• _What the task requires_: Please transcribe the data below exactly. Leave the pictures out.

┄┄┄┄┄┄

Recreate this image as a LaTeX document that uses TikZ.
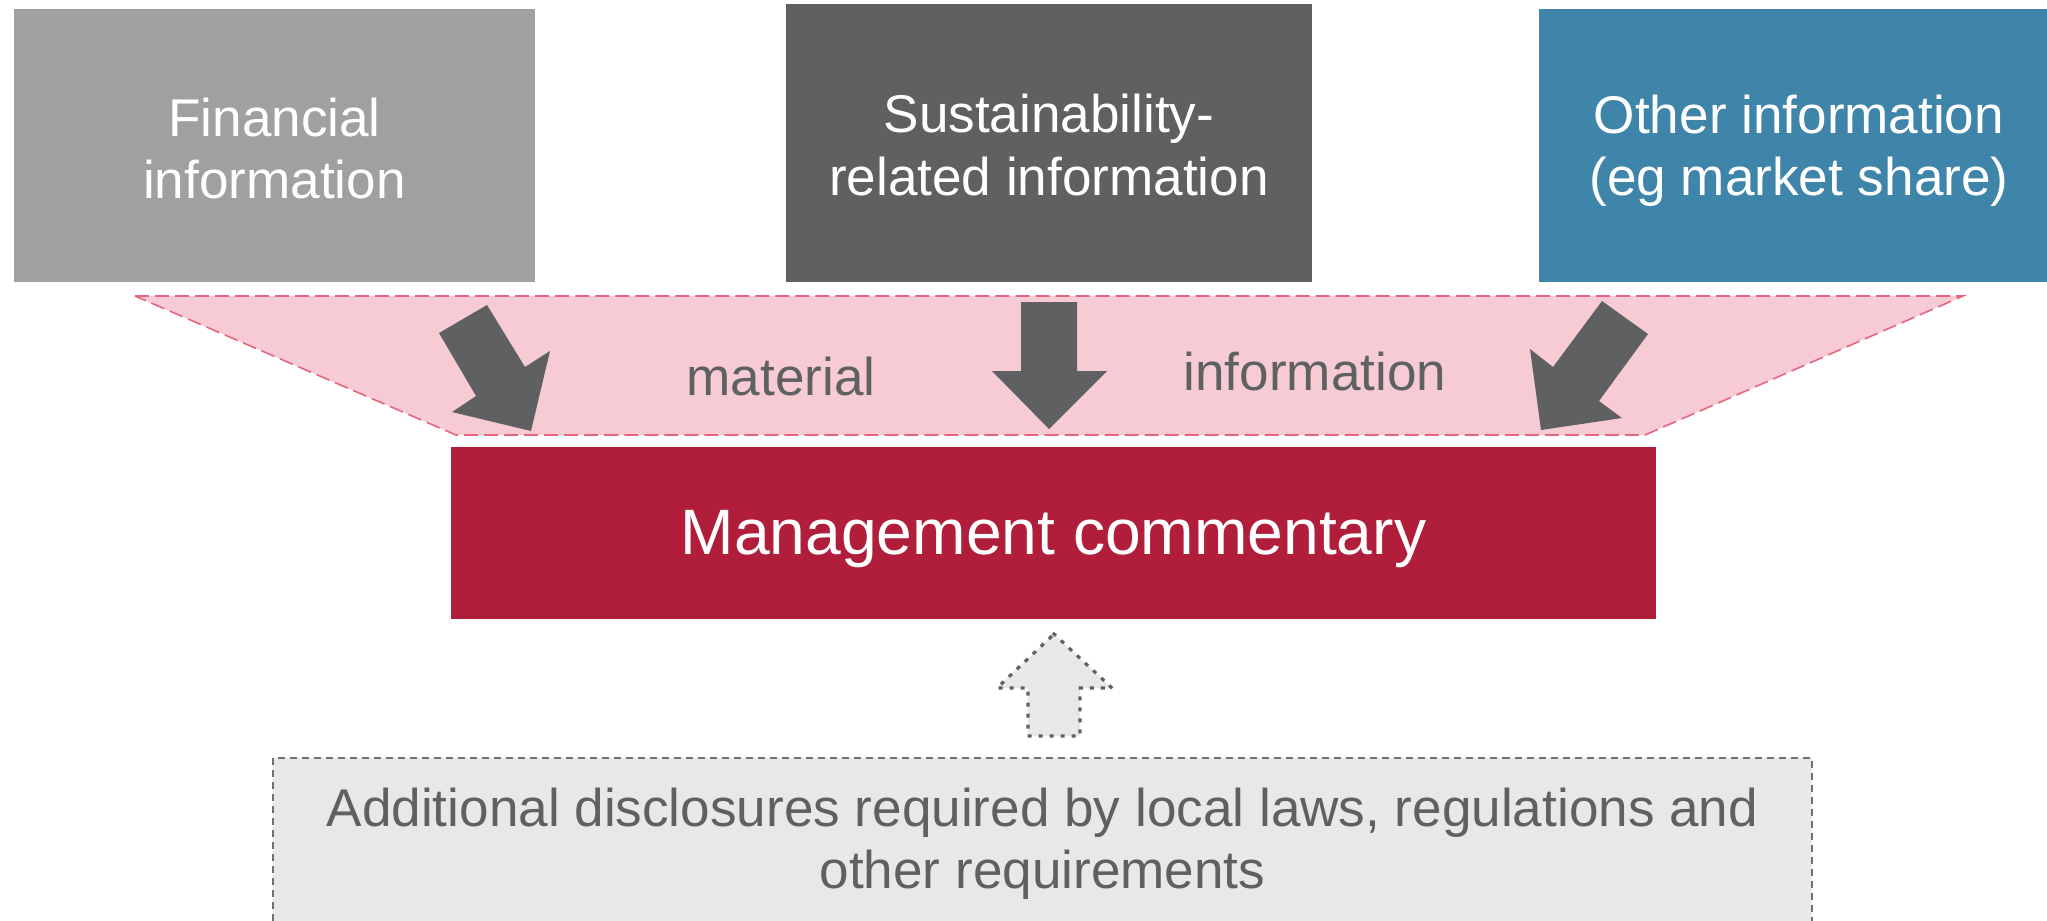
\documentclass[tikz,border=0pt]{standalone}
\usepackage{fontspec}
\setmainfont{Liberation Sans}
\definecolor{fingray}{HTML}{A0A0A0}
\definecolor{darkgray}{HTML}{5F6062}
\definecolor{otherblue}{HTML}{3F84A9}
\definecolor{mcred}{HTML}{B01E3B}
\definecolor{funnelpink}{HTML}{F6CBD3}
\definecolor{funneledge}{HTML}{E8647E}
\definecolor{lightfill}{HTML}{E8E8E8}
\definecolor{textgray}{HTML}{5F6062}
\begin{document}
\begin{tikzpicture}[x=0.01cm,y=-0.01cm,
  txt/.style={font=\fontsize{15.1pt}{17.7pt}\selectfont, align=center, inner sep=0pt},
  topbox/.style={draw=none, inner sep=0pt, minimum height=2.73cm},
  toptext/.style={txt, text=white},
  blockarrow/.style={fill=darkgray, draw=none},
  funnel/.style={fill=funnelpink, draw=funneledge, line width=0.45pt, dash pattern=on 0.14cm off 0.06cm},
  mcbox/.style={fill=mcred, inner sep=0pt, minimum width=12.05cm, minimum height=1.72cm},
  mctext/.style={text=white, font=\fontsize{18.25pt}{21pt}\selectfont, inner sep=0pt},
  dottedarrow/.style={fill=lightfill, draw=darkgray, line width=0.9pt, line cap=rect, dash pattern=on 0.01cm off 0.1cm},
  addbox/.style={fill=lightfill, draw=darkgray!90, line width=0.45pt, dash pattern=on 0.07cm off 0.05cm},
  lbl/.style={txt, text=textgray}
]
\useasboundingbox (0,0) rectangle (2047,920);
\clip (0,0) rectangle (2047,920);

% top boxes
\node[topbox, fill=fingray, minimum width=5.21cm] (fin) at (274.5,145.5) {};
\node[toptext] (fintxt) at ([yshift=-0.8pt]fin.center) {Financial\\information};
\node[topbox, fill=darkgray, minimum width=5.26cm, minimum height=2.78cm] (sus) at (1049,143) {};
\node[toptext] (sustxt) at ([yshift=-0.6pt]sus.center) {Sustainability-\\related information};
\node[topbox, fill=otherblue, minimum width=5.20cm] (oth) at (1799,145.5) {};
\node[toptext] (othtxt) at ([yshift=-1.6pt]oth.center) {Other information\\(eg market share)};

% funnel
\path[funnel] (135,296) coordinate (ftl) -- (1963,296) coordinate (ftr) -- (1645,435) coordinate (fbr) -- (456,435) coordinate (fbl) -- cycle;

% block arrows
\fill[blockarrow] (439,333) -- (487,305) -- (525,367) -- (550,351) -- (531,431) -- (452,412) -- (476,396) -- cycle;
\fill[blockarrow] (1021,302) -- (1077,302) -- (1077,371) -- (1107,371) -- (1049,429) -- (992,371) -- (1021,371) -- cycle;
\fill[blockarrow] (1602,301) -- (1648,334) -- (1599,401) -- (1622,418) -- (1541,430) -- (1530,349) -- (1553,367) -- cycle;

% labels in funnel
\node[lbl] (mat) at (781,377) {material};
\node[lbl] (inf) at (1315,372) {information};

% management commentary
\node[mcbox] (mc) at (1053.5,533) {};
\node[mctext] (mctxt) at ([yshift=-1.6pt]mc.center) {Management commentary};

% dotted up arrow
\path[dottedarrow] (1054,634) -- (1112,688) -- (1080,688) -- (1080,736) -- (1028,736) -- (1028,688) -- (997,688) -- cycle;

% additional disclosures box
\path[addbox] (273,758) rectangle (1812,990);
\node[lbl] (add) at (1042.5,844) {Additional disclosures required by local laws, regulations and\\other requirements};
\end{tikzpicture}
\end{document}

┄┄┄┄┄┄

• _Solution to this problem_:
Recreate this image as a LaTeX document that uses TikZ.
\documentclass[tikz,border=0pt]{standalone}
\usepackage{fontspec}
\setmainfont{Liberation Sans}
\definecolor{fingray}{HTML}{A0A0A0}
\definecolor{darkgray}{HTML}{5F6062}
\definecolor{otherblue}{HTML}{3F84A9}
\definecolor{mcred}{HTML}{B01E3B}
\definecolor{funnelpink}{HTML}{F6CBD3}
\definecolor{funneledge}{HTML}{E8647E}
\definecolor{lightfill}{HTML}{E8E8E8}
\definecolor{textgray}{HTML}{5F6062}
\begin{document}
\begin{tikzpicture}[x=0.01cm,y=-0.01cm,
  txt/.style={font=\fontsize{15.1pt}{17.7pt}\selectfont, align=center, inner sep=0pt},
  topbox/.style={draw=none, inner sep=0pt, minimum height=2.73cm},
  toptext/.style={txt, text=white},
  blockarrow/.style={fill=darkgray, draw=none},
  funnel/.style={fill=funnelpink, draw=funneledge, line width=0.45pt, dash pattern=on 0.14cm off 0.06cm},
  mcbox/.style={fill=mcred, inner sep=0pt, minimum width=12.05cm, minimum height=1.72cm},
  mctext/.style={text=white, font=\fontsize{18.25pt}{21pt}\selectfont, inner sep=0pt},
  dottedarrow/.style={fill=lightfill, draw=darkgray, line width=0.9pt, line cap=rect, dash pattern=on 0.01cm off 0.1cm},
  addbox/.style={fill=lightfill, draw=darkgray!90, line width=0.45pt, dash pattern=on 0.07cm off 0.05cm},
  lbl/.style={txt, text=textgray}
]
\useasboundingbox (0,0) rectangle (2047,920);
\clip (0,0) rectangle (2047,920);

% top boxes
\node[topbox, fill=fingray, minimum width=5.21cm] (fin) at (274.5,145.5) {};
\node[toptext] (fintxt) at ([yshift=-0.8pt]fin.center) {Financial\\information};
\node[topbox, fill=darkgray, minimum width=5.26cm, minimum height=2.78cm] (sus) at (1049,143) {};
\node[toptext] (sustxt) at ([yshift=-0.6pt]sus.center) {Sustainability-\\related information};
\node[topbox, fill=otherblue, minimum width=5.20cm] (oth) at (1799,145.5) {};
\node[toptext] (othtxt) at ([yshift=-1.6pt]oth.center) {Other information\\(eg market share)};

% funnel
\path[funnel] (135,296) coordinate (ftl) -- (1963,296) coordinate (ftr) -- (1645,435) coordinate (fbr) -- (456,435) coordinate (fbl) -- cycle;

% block arrows
\fill[blockarrow] (439,333) -- (487,305) -- (525,367) -- (550,351) -- (531,431) -- (452,412) -- (476,396) -- cycle;
\fill[blockarrow] (1021,302) -- (1077,302) -- (1077,371) -- (1107,371) -- (1049,429) -- (992,371) -- (1021,371) -- cycle;
\fill[blockarrow] (1602,301) -- (1648,334) -- (1599,401) -- (1622,418) -- (1541,430) -- (1530,349) -- (1553,367) -- cycle;

% labels in funnel
\node[lbl] (mat) at (781,377) {material};
\node[lbl] (inf) at (1315,372) {information};

% management commentary
\node[mcbox] (mc) at (1053.5,533) {};
\node[mctext] (mctxt) at ([yshift=-1.6pt]mc.center) {Management commentary};

% dotted up arrow
\path[dottedarrow] (1054,634) -- (1112,688) -- (1080,688) -- (1080,736) -- (1028,736) -- (1028,688) -- (997,688) -- cycle;

% additional disclosures box
\path[addbox] (273,758) rectangle (1812,990);
\node[lbl] (add) at (1042.5,844) {Additional disclosures required by local laws, regulations and\\other requirements};
\end{tikzpicture}
\end{document}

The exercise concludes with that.